While the provost and I set the budgets and direction, but it is the deans who run the academic units. It is the deans—in consultation with faculty members—who will set priorities, decide department programs, and faculty direction. That is the sign of a healthy academic institution.
We want to have empowered deans coming up with great programs and leading our faculty. Most good things in academic institutions bubble up from the faculty to the deans and then to the university. The less we do in Johnson Hall in terms of academic prescription, the better off we are going to be as an institution.
Finally, I have an update on our fundraising campaign which continues to have very strong momentum.

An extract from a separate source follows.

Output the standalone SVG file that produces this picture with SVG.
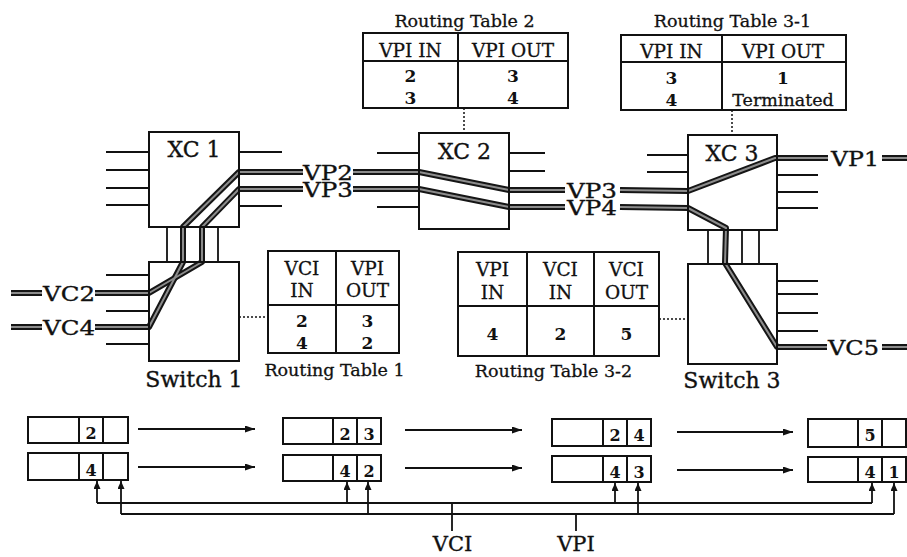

- To date, the FY 2016 totals are $157 million with 30 days left in the year. (Our historic five year totals are $107, $110, $200, $115, $215 respectively.) Usually during times of leadership turnover, universities usually take a hit on fundraising, and so these numbers are really wonderful.
- As of April 30, approximately 80% of our year to date giving is earmarked for academic use. (Last year’s percentage was 76% and overall campaign percentage of 60%.)
- 33% of gift total (not all cash) in the campaign is earmarked for the endowment and 26% of all gift total in the campaign are planned or deferred gifts
- 97,000 + donors have given to the campaign. (2.8 % of the donors have contributed 92% of the total.)
- And I am very pleased to report that our campaign is now at $985 million, approaching the historic $1 billion level. We are looking forward to hitting several important milestones before the end of academic and calendar year.
I also want to say thank you to all of the trustees. This last year I have felt supported and challenged in the best way by you, the students, the faculty, and so many others. I feel your confidence and I am inspired by your aspiration for this university. We have learned much together and there is a lot of work to do. Our best days are ahead. I have great enthusiasm. Again thank you!